### Data

# # # # #

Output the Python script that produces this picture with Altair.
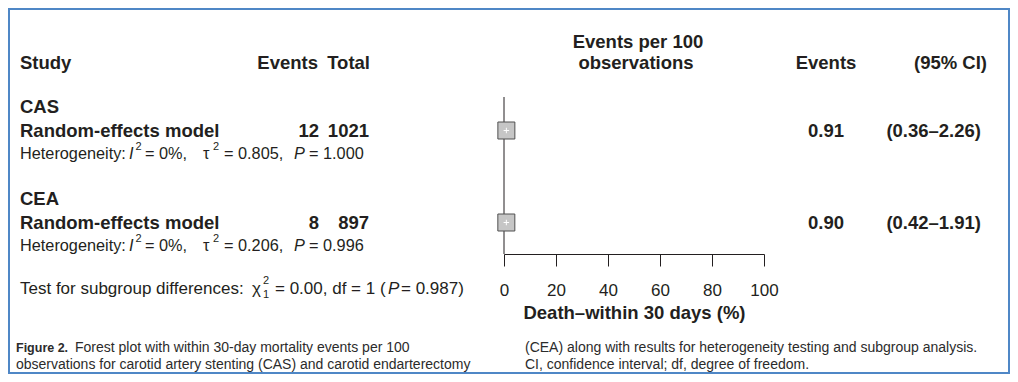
import altair as alt
import pandas as pd

# ---- data ----
groups = ["CAS", "CEA"]
events = [12, 8]
totals = [1021, 897]
est = [0.91, 0.90]
lower = [0.36, 0.42]
upper = [2.26, 1.91]
i2 = ["0%", "0%"]
tau2 = ["0.805", "0.206"]
het_p = ["1.000", "0.996"]
x_ticks = [0, 20, 40, 60, 80, 100]
x_title = "Death\u2013within 30 days (%)"

df = pd.DataFrame({
    "group": groups,
    "events": [str(e) for e in events],
    "total": [str(t) for t in totals],
    "est": est,
    "lower": lower,
    "upper": upper,
})
df["model"] = "Random-effects model"
df["est_txt"] = [f"{v:.2f}" for v in est]
df["ci_txt"] = [f"({l:.2f}\u2013{u:.2f})" for l, u in zip(lower, upper)]
df["i2_txt"] = ["= " + v + "," for v in i2]
df["tau_txt"] = ["= " + v + "," for v in tau2]
df["p_txt"] = ["= " + v for v in het_p]

one = pd.DataFrame({"k": [0]})

FONT = "Liberation Sans, Arial, Helvetica, sans-serif"
INK = "#231f20"
CAP = "#2b2b2b"
BOLD = 18.5
REG = 17
HET = 16.3

xs = alt.Scale(domain=[0, 100], range=[496, 756])
ys = alt.Scale(type="point", domain=groups, range=[122.5, 214.5], padding=0)


def Y():
    return alt.Y("group:N", scale=ys, axis=None)


def label(s, x, y, size=REG, weight="normal", style="normal", align="left",
          color=INK, font=FONT):
    return alt.Chart(one).mark_text(
        font=font, fontSize=size, fontWeight=weight, fontStyle=style,
        align=align, baseline="middle", color=color
    ).encode(x=alt.value(x), y=alt.value(y), text=alt.value(s))


def col(field, x, dy=0, size=REG, weight="normal", style="normal", align="left"):
    return alt.Chart(df).mark_text(
        font=FONT, fontSize=size, fontWeight=weight, fontStyle=style,
        align=align, baseline="middle", color=INK, dy=dy
    ).encode(x=alt.value(x), y=Y(), text=f"{field}:N")


def const_row(s, x, dy=0, size=REG, weight="normal", style="normal", align="left"):
    return alt.Chart(df).mark_text(
        font=FONT, fontSize=size, fontWeight=weight, fontStyle=style,
        align=align, baseline="middle", color=INK, dy=dy, text=s
    ).encode(x=alt.value(x), y=Y())


layers = []

# frame
layers.append(alt.Chart(one).mark_rect(fillOpacity=0, stroke="#4f87c6", strokeWidth=2).encode(
    x=alt.value(1), x2=alt.value(1001), y=alt.value(1), y2=alt.value(365)))

# CI rules (carry the axis)
layers.append(alt.Chart(df).mark_rule(color=INK, strokeWidth=1).encode(
    x=alt.X("lower:Q", scale=xs, axis=alt.Axis(
        values=x_ticks, title=x_title, grid=False, labelFlush=False, labelOverlap=False,
        domainColor=INK, domainWidth=1, tickColor=INK, tickWidth=1, tickSize=12,
        labelFont=FONT, labelFontSize=17, labelColor=INK, labelPadding=16,
        titleFont=FONT, titleFontSize=BOLD, titleFontWeight="bold", titleColor=INK,
        titlePadding=5)),
    x2="upper:Q",
    y=Y()))

# reference line at 0
layers.append(alt.Chart(one).mark_rule(color=INK, strokeWidth=1).encode(
    x=alt.datum(0), y=alt.value(89), y2=alt.value(246)))

# boxes
layers.append(alt.Chart(df).mark_square(size=289, fill="#c6c6c6", stroke="#505050",
                                        strokeWidth=1, opacity=1).encode(
    x=alt.X("est:Q"), y=Y()))
layers.append(alt.Chart(df).mark_point(shape="M-1,0L1,0M0,-1L0,1", stroke="white",
                                       strokeWidth=1, size=30, opacity=1).encode(
    x=alt.X("est:Q"), y=Y()))

# header
layers += [
    label("Study", 12, 55, BOLD, "bold"),
    label("Events", 310, 55, BOLD, "bold", align="right"),
    label("Total", 362, 55, BOLD, "bold", align="right"),
    label("Events per 100", 630, 34, BOLD, "bold", align="center"),
    label("observations", 628, 55, BOLD, "bold", align="center"),
    label("Events", 818, 55, BOLD, "bold", align="center"),
    label("(95% CI)", 979, 55, BOLD, "bold", align="right"),
]

# rows
layers += [
    col("group", 12, dy=-24, size=BOLD, weight="bold"),
    col("model", 12, size=BOLD, weight="bold"),
    col("events", 311, size=BOLD, weight="bold", align="right"),
    col("total", 361, size=BOLD, weight="bold", align="right"),
    col("est_txt", 818, size=BOLD, weight="bold", align="center"),
    col("ci_txt", 973, size=BOLD, weight="bold", align="right"),
    const_row("Heterogeneity:", 12, dy=23.5, size=HET),
    const_row("I", 121, dy=23.5, size=HET, style="italic"),
    const_row("2", 127.5, dy=16.5, size=11),
    col("i2_txt", 137, dy=23.5, size=HET),
    const_row("\u03c4", 195, dy=23.5, size=HET),
    const_row("2", 205, dy=16.5, size=11),
    col("tau_txt", 216, dy=23.5, size=HET),
    const_row("P", 286, dy=23.5, size=HET, style="italic"),
    col("p_txt", 301, dy=23.5, size=HET),
]

# subgroup test line
layers += [
    label("Test for subgroup differences:", 12, 281),
    label("\u03c7", 244, 281),
    label("2", 255, 273, 11),
    label("1", 255, 287, 11),
    label("= 0.00, df = 1 (", 267, 281),
    label("P", 380, 281, style="italic"),
    label("= 0.987)", 393, 281),
]

# caption
layers += [
    label("Figure 2.", 8, 340, 12.5, "bold", color=CAP),
    label("Forest plot with within 30-day mortality events per 100", 67, 340, 14, color=CAP),
    label("observations for carotid artery stenting (CAS) and carotid endarterectomy", 8, 356.5, 14, color=CAP),
    label("(CEA) along with results for heterogeneity testing and subgroup analysis.", 517, 340, 14, color=CAP),
    label("CI, confidence interval; df, degree of freedom.", 517, 356.5, 14, color=CAP),
]

chart = alt.layer(*layers).properties(
    width=1002, height=246,
    autosize=alt.AutoSizeParams(type="none"),
    padding={"left": 0, "top": 0, "right": 0, "bottom": 120},
).configure_view(stroke=None)

chart.save("out.html", embed_options={"renderer": "svg", "actions": False})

# # # # #

### Given problem
Copy the whole listing above word for word but do not carry over the pictures.

### Result of this exercise
Output the Python script that produces this picture with Altair.
import altair as alt
import pandas as pd

# ---- data ----
groups = ["CAS", "CEA"]
events = [12, 8]
totals = [1021, 897]
est = [0.91, 0.90]
lower = [0.36, 0.42]
upper = [2.26, 1.91]
i2 = ["0%", "0%"]
tau2 = ["0.805", "0.206"]
het_p = ["1.000", "0.996"]
x_ticks = [0, 20, 40, 60, 80, 100]
x_title = "Death\u2013within 30 days (%)"

df = pd.DataFrame({
    "group": groups,
    "events": [str(e) for e in events],
    "total": [str(t) for t in totals],
    "est": est,
    "lower": lower,
    "upper": upper,
})
df["model"] = "Random-effects model"
df["est_txt"] = [f"{v:.2f}" for v in est]
df["ci_txt"] = [f"({l:.2f}\u2013{u:.2f})" for l, u in zip(lower, upper)]
df["i2_txt"] = ["= " + v + "," for v in i2]
df["tau_txt"] = ["= " + v + "," for v in tau2]
df["p_txt"] = ["= " + v for v in het_p]

one = pd.DataFrame({"k": [0]})

FONT = "Liberation Sans, Arial, Helvetica, sans-serif"
INK = "#231f20"
CAP = "#2b2b2b"
BOLD = 18.5
REG = 17
HET = 16.3

xs = alt.Scale(domain=[0, 100], range=[496, 756])
ys = alt.Scale(type="point", domain=groups, range=[122.5, 214.5], padding=0)


def Y():
    return alt.Y("group:N", scale=ys, axis=None)


def label(s, x, y, size=REG, weight="normal", style="normal", align="left",
          color=INK, font=FONT):
    return alt.Chart(one).mark_text(
        font=font, fontSize=size, fontWeight=weight, fontStyle=style,
        align=align, baseline="middle", color=color
    ).encode(x=alt.value(x), y=alt.value(y), text=alt.value(s))


def col(field, x, dy=0, size=REG, weight="normal", style="normal", align="left"):
    return alt.Chart(df).mark_text(
        font=FONT, fontSize=size, fontWeight=weight, fontStyle=style,
        align=align, baseline="middle", color=INK, dy=dy
    ).encode(x=alt.value(x), y=Y(), text=f"{field}:N")


def const_row(s, x, dy=0, size=REG, weight="normal", style="normal", align="left"):
    return alt.Chart(df).mark_text(
        font=FONT, fontSize=size, fontWeight=weight, fontStyle=style,
        align=align, baseline="middle", color=INK, dy=dy, text=s
    ).encode(x=alt.value(x), y=Y())


layers = []

# frame
layers.append(alt.Chart(one).mark_rect(fillOpacity=0, stroke="#4f87c6", strokeWidth=2).encode(
    x=alt.value(1), x2=alt.value(1001), y=alt.value(1), y2=alt.value(365)))

# CI rules (carry the axis)
layers.append(alt.Chart(df).mark_rule(color=INK, strokeWidth=1).encode(
    x=alt.X("lower:Q", scale=xs, axis=alt.Axis(
        values=x_ticks, title=x_title, grid=False, labelFlush=False, labelOverlap=False,
        domainColor=INK, domainWidth=1, tickColor=INK, tickWidth=1, tickSize=12,
        labelFont=FONT, labelFontSize=17, labelColor=INK, labelPadding=16,
        titleFont=FONT, titleFontSize=BOLD, titleFontWeight="bold", titleColor=INK,
        titlePadding=5)),
    x2="upper:Q",
    y=Y()))

# reference line at 0
layers.append(alt.Chart(one).mark_rule(color=INK, strokeWidth=1).encode(
    x=alt.datum(0), y=alt.value(89), y2=alt.value(246)))

# boxes
layers.append(alt.Chart(df).mark_square(size=289, fill="#c6c6c6", stroke="#505050",
                                        strokeWidth=1, opacity=1).encode(
    x=alt.X("est:Q"), y=Y()))
layers.append(alt.Chart(df).mark_point(shape="M-1,0L1,0M0,-1L0,1", stroke="white",
                                       strokeWidth=1, size=30, opacity=1).encode(
    x=alt.X("est:Q"), y=Y()))

# header
layers += [
    label("Study", 12, 55, BOLD, "bold"),
    label("Events", 310, 55, BOLD, "bold", align="right"),
    label("Total", 362, 55, BOLD, "bold", align="right"),
    label("Events per 100", 630, 34, BOLD, "bold", align="center"),
    label("observations", 628, 55, BOLD, "bold", align="center"),
    label("Events", 818, 55, BOLD, "bold", align="center"),
    label("(95% CI)", 979, 55, BOLD, "bold", align="right"),
]

# rows
layers += [
    col("group", 12, dy=-24, size=BOLD, weight="bold"),
    col("model", 12, size=BOLD, weight="bold"),
    col("events", 311, size=BOLD, weight="bold", align="right"),
    col("total", 361, size=BOLD, weight="bold", align="right"),
    col("est_txt", 818, size=BOLD, weight="bold", align="center"),
    col("ci_txt", 973, size=BOLD, weight="bold", align="right"),
    const_row("Heterogeneity:", 12, dy=23.5, size=HET),
    const_row("I", 121, dy=23.5, size=HET, style="italic"),
    const_row("2", 127.5, dy=16.5, size=11),
    col("i2_txt", 137, dy=23.5, size=HET),
    const_row("\u03c4", 195, dy=23.5, size=HET),
    const_row("2", 205, dy=16.5, size=11),
    col("tau_txt", 216, dy=23.5, size=HET),
    const_row("P", 286, dy=23.5, size=HET, style="italic"),
    col("p_txt", 301, dy=23.5, size=HET),
]

# subgroup test line
layers += [
    label("Test for subgroup differences:", 12, 281),
    label("\u03c7", 244, 281),
    label("2", 255, 273, 11),
    label("1", 255, 287, 11),
    label("= 0.00, df = 1 (", 267, 281),
    label("P", 380, 281, style="italic"),
    label("= 0.987)", 393, 281),
]

# caption
layers += [
    label("Figure 2.", 8, 340, 12.5, "bold", color=CAP),
    label("Forest plot with within 30-day mortality events per 100", 67, 340, 14, color=CAP),
    label("observations for carotid artery stenting (CAS) and carotid endarterectomy", 8, 356.5, 14, color=CAP),
    label("(CEA) along with results for heterogeneity testing and subgroup analysis.", 517, 340, 14, color=CAP),
    label("CI, confidence interval; df, degree of freedom.", 517, 356.5, 14, color=CAP),
]

chart = alt.layer(*layers).properties(
    width=1002, height=246,
    autosize=alt.AutoSizeParams(type="none"),
    padding={"left": 0, "top": 0, "right": 0, "bottom": 120},
).configure_view(stroke=None)

chart.save("out.html", embed_options={"renderer": "svg", "actions": False})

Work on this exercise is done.